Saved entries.
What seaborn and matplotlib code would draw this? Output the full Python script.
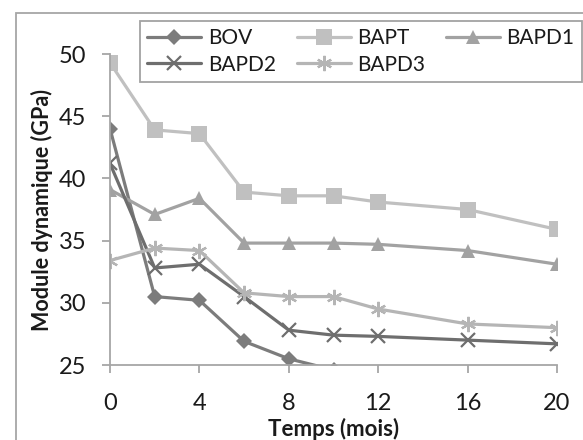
import matplotlib
matplotlib.use("Agg")
import matplotlib.pyplot as plt
import seaborn as sns
import pandas as pd
from matplotlib.patches import Rectangle

# mois
temps = [0, 2, 4, 6, 8, 10, 12, 16, 20]

# module dynamique (GPa)
bov = [44.0, 30.5, 30.2, 26.9, 25.5, 24.6, 24.3, 24.0, 23.8]
bapt = [49.3, 43.9, 43.6, 38.9, 38.6, 38.6, 38.1, 37.5, 35.9]
bapd1 = [39.1, 37.1, 38.4, 34.8, 34.8, 34.8, 34.7, 34.2, 33.1]
bapd2 = [41.2, 32.8, 33.1, 30.5, 27.8, 27.4, 27.3, 27.0, 26.7]
bapd3 = [33.4, 34.4, 34.2, 30.8, 30.5, 30.5, 29.5, 28.3, 28.0]

series = ["BOV", "BAPT", "BAPD1", "BAPD2", "BAPD3"]
rows = []
for nom, vals in zip(series, [bov, bapt, bapd1, bapd2, bapd3]):
    for t, v in zip(temps, vals):
        rows.append({"Temps": t, "Module": v, "Serie": nom})
df = pd.DataFrame(rows)

sns.set_style("white")
plt.rcParams['font.family'] = ['Lato', 'DejaVu Sans']

couleurs = {"BOV": "#7c7c7c", "BAPT": "#c0c0c0", "BAPD1": "#a2a2a2",
            "BAPD2": "#6e6e6e", "BAPD3": "#b5b5b5"}
marqueurs = {"BOV": "D", "BAPT": "s", "BAPD1": "^", "BAPD2": "x", "BAPD3": (6, 2, 0)}
tailles = {"BOV": 8, "BAPT": 11.5, "BAPD1": 10.5, "BAPD2": 10, "BAPD3": 11}

fig = plt.figure(figsize=(5.83, 4.4), dpi=100)
ax = fig.add_axes([110 / 583, 1 - 365 / 440, (557 - 110) / 583, (365 - 54) / 440])

for nom in series:
    sub = df[df["Serie"] == nom]
    sns.lineplot(data=sub, x="Temps", y="Module", ax=ax, color=couleurs[nom],
                 linewidth=2.3, marker=marqueurs[nom], markersize=tailles[nom],
                 markeredgecolor=couleurs[nom],
                 markeredgewidth=1.6 if nom in ("BAPD2", "BAPD3") else 0,
                 label=nom)
h, l = ax.get_legend_handles_labels()
handles = dict(zip(l, h))

ax.set_xlim(0, 20)
ax.set_ylim(25, 50)
ax.set_xticks([0, 4, 8, 12, 16, 20])
ax.set_yticks([25, 30, 35, 40, 45, 50])
for s in ["top", "right"]:
    ax.spines[s].set_visible(False)
for s in ["left", "bottom"]:
    ax.spines[s].set_color("#a6a6a6")
    ax.spines[s].set_linewidth(1.3)
ax.tick_params(axis="both", labelsize=17, colors="#a6a6a6", labelcolor="#1a1a1a",
               length=6, width=1.3, direction="out", left=True, bottom=True)
ax.tick_params(axis="x", pad=14)
ax.tick_params(axis="y", pad=11)
ax.set_xlabel("Temps (mois)", fontsize=16, fontweight="bold", color="#1a1a1a", labelpad=3)
ax.set_ylabel("Module dynamique (GPa)", fontsize=15.5, fontweight="bold", color="#1a1a1a", labelpad=4)

# ordre pour un remplissage ligne par ligne
ordre = ["BOV", "BAPD2", "BAPT", "BAPD3", "BAPD1"]
leg = ax.legend([handles[n] for n in ordre], ordre, ncol=3, loc="upper left",
                bbox_to_anchor=(140 / 583, 1 - 21 / 440),
                bbox_transform=fig.transFigure, borderaxespad=0, fontsize=15,
                frameon=True, fancybox=False, handlelength=2.6, columnspacing=1.0,
                handletextpad=0.3, borderpad=0.35, labelspacing=0.3)
leg.get_frame().set_edgecolor("#8c8c8c")
leg.get_frame().set_linewidth(1.3)
for t in leg.get_texts():
    t.set_color("#1a1a1a")

fig.patches.append(Rectangle((16 / 583, -0.1), 1.2, 1 - 13 / 440 + 0.1,
                             transform=fig.transFigure, fill=False,
                             edgecolor="#a6a6a6", linewidth=1.3))

fig.savefig("out.png", dpi=100)
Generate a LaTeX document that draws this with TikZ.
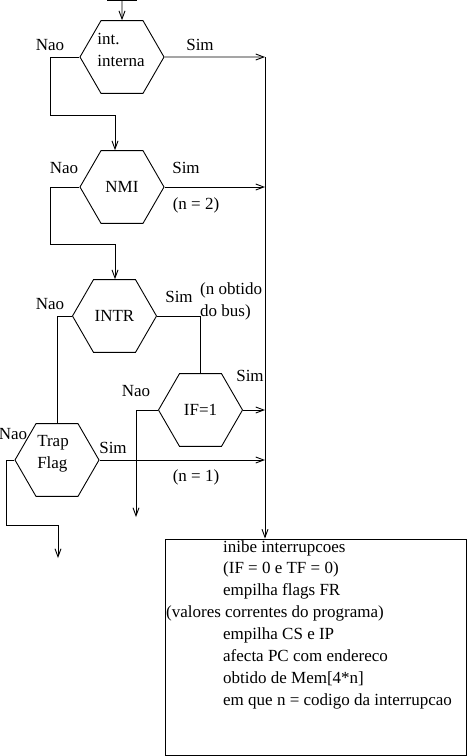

Requirement. Out of the preceding entries, pull every line containing the string "seaborn".

Output.
What seaborn and matplotlib code would draw this? Output the full Python script.
import seaborn as sns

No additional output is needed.